Ever since he entered hospice care a few weeks ago, at age 97, reminiscences and accolades of Jimmy Carter have fluttered across the cyber-sphere. They triggered my own memories of the peanut farmer turned President turned humanitarian: the only President with whom I have any personal experience.

I first saw Jimmy Carter at Quincy Market in Boston, 1976, gladhanding tourists, making his pitch to be elected President. The city was aglow that year, playing a central role in our nation’s Bicentennial celebrations. Quincy Market was still fresh and innovative. I had my doubts whether the soft-spoken Southerner was up to the executive task of the Presidency, but I understood that he was a necessary salve to our national bruises of Vietnam, and Watergate.
My fears proved accurate. The one term governor of a mid-tier state with almost no D.C. connections took forever to put his government in place; key appointments lagged for months. Before equilibrium set in, inflation raged, gas lines stretched blocks, and Iranians took hostages. The former Navy officer’s ship of state never found an even keel.
What Jimmy Carter lacked in executive function, he compensated for in moral leadership. The modest walk to his inauguration, the cardigan sweaters, the direct appeals to turn down our thermostats, his Playboy admission to committing “adultery in my heart.” The man from Plains was the perfect antidote to Richard M. Nixon. And though many of us proclaimed that Jimmy was the kind of man we wanted, we had to reckon with the truth: Tricky Dick was a more accurate representative of our nation’s character than this naively honest, faith-based man.
My true appreciation of Jimmy Carter emerged in 1978 when I served as a VISTA Volunteer in the South Plains of Texas. The tobaccer chewin’ cotton farmers living in brick ranches, the Brown migrant workers in stucco flats, the Black hands hunkered within drafty wooden frames, all scraping an existence miles removed from the media mills on either coast. They all loved our farmer President. They heard their own voices in his resonant drawl.
President Jimmy Carter went down in single-term ignominy; whopped by Ronald Reagan and his supply side shenanigans. 1980 proved to be a pivot election. Since then, any talk of morals, ethical responsibility, or true equity is only cheap political blather. American’s sole purpose is the pursuit of the mighty dollar and the creature comforts it affords. Whatever we trample chasing that buck—whether flora, fauna, or fellow human—is permissible collateral damage.
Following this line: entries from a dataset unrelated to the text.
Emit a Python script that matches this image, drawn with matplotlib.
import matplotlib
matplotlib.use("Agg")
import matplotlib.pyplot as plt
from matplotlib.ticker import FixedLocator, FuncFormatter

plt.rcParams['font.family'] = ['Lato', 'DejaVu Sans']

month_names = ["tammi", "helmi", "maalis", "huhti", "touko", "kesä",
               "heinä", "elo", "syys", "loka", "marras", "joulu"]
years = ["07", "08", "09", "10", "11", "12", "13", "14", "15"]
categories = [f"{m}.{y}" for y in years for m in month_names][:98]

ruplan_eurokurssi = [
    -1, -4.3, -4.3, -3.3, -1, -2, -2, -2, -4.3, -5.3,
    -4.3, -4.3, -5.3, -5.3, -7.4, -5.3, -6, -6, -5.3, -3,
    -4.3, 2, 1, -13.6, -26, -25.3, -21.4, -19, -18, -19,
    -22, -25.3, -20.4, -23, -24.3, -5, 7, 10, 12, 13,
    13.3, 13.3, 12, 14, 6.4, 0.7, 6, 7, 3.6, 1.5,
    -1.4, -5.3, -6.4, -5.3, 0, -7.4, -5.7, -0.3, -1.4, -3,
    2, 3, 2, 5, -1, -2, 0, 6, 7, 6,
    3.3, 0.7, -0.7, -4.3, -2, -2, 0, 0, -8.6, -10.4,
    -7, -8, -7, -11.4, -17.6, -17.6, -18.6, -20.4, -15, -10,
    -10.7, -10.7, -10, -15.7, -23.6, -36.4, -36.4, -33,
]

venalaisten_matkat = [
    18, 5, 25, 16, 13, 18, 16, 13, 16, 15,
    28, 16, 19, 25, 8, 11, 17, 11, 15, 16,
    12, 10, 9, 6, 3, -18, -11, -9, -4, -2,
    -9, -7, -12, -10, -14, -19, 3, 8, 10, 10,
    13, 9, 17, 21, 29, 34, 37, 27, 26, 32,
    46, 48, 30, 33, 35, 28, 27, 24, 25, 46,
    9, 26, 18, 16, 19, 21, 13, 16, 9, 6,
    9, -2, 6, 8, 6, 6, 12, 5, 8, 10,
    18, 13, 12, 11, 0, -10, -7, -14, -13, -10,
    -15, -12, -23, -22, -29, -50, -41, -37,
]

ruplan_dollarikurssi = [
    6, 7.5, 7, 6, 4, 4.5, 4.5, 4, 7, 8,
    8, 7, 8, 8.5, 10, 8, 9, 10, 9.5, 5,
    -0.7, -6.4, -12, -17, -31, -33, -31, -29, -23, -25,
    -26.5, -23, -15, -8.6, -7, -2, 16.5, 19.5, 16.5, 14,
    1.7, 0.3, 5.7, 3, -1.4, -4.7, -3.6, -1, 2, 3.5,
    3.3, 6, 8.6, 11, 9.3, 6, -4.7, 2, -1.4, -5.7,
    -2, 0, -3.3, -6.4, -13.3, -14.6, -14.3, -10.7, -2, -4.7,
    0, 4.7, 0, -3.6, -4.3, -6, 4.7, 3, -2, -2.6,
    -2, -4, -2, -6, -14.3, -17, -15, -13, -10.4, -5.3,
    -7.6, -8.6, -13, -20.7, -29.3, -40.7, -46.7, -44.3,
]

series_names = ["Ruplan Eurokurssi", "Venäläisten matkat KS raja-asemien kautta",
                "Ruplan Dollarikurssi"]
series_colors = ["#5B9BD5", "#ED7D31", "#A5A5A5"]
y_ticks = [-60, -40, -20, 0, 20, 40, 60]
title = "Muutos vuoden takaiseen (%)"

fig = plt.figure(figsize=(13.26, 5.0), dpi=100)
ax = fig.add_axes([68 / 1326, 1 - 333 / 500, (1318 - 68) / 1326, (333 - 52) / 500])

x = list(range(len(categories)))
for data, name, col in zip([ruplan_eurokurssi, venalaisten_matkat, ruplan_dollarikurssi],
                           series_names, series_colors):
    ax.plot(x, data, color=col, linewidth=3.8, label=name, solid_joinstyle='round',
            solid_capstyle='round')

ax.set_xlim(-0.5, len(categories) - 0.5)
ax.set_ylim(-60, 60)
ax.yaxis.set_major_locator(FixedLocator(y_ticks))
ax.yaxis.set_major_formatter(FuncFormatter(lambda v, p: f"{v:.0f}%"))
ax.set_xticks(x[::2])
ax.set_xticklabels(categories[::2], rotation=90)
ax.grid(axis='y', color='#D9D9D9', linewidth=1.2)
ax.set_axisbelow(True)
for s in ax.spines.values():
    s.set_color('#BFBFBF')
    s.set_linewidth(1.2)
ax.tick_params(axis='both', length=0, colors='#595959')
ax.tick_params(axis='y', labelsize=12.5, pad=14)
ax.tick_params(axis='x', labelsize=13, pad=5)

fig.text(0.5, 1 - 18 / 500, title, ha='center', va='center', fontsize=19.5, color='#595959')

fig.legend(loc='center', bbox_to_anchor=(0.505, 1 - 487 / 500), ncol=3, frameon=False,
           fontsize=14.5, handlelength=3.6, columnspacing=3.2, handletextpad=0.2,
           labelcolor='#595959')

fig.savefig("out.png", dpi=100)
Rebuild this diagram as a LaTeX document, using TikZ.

As our culture descended the narcissistic, nihilistic spiral of over-consumption, the easily dismissed one-term President rose as a phoenix of human decency. Without question, the finest former President our nation has ever produced. In retirement, Jimmy Carter was everywhere: monitoring elections in far off lands; negotiating peace accords that won him the 2002 Nobel Peace Prize; hammering away at Habitat for Humanity. That was the second time I saw Jimmy Carter, withered and thin, with Rosalynn, building Musician’s Village in New Orleans post-Katrina. A man so much more comfortable in his skin than the politician I’d encountered in Boston thirty years earlier.
One of my oddest accomplishments is to visit every Presidential Library, from Herbert Hoover right on up to W. (Before Hoover, Presidential papers are private, and therefore not official Dept. of Archives libraries.) Each library is fascinating in how directly it reflects the man it illuminates. Reagan’s is pompous; Kennedy’s aspirational; Nixon’s consciously contrite. LBJ’s is actually humorous; Clinton’s bloated. Ford’s is, frankly, boring. Eisenhower’s focuses more on World War II than his presidency and, in a similar vein, Jimmy Carter’s celebrates his accomplishments after he left office. Jimmy’s building is low slung, inconspicuous. The only library I’ve visited with absolutely no security. Just come on in.

I thought I knew the story of this man and his times; they are my times as well. But I learned something new and profound about Jimmy Carter when I visited his library. The man avoided being labelled either hawk or dove: he pardoned Vietnam draft dodgers; cancelled the B-1 bomber; yet also increased the Defense budget; and authorized arms sales around the world. Still, while Jimmy Carter was President, the United States did not engage in any military conflicts. None. No American soldier was deployed in combat, anywhere in the world. No battle lives were lost. An amazing non-achievement for the leader of a nation as bellicose as our own.
Jimmy Carter will never rank among the best of US Presidents. But he will always lead my list of the finest human beings to walk this earth. I feel privileged to have stood in his shadow, and witness his example.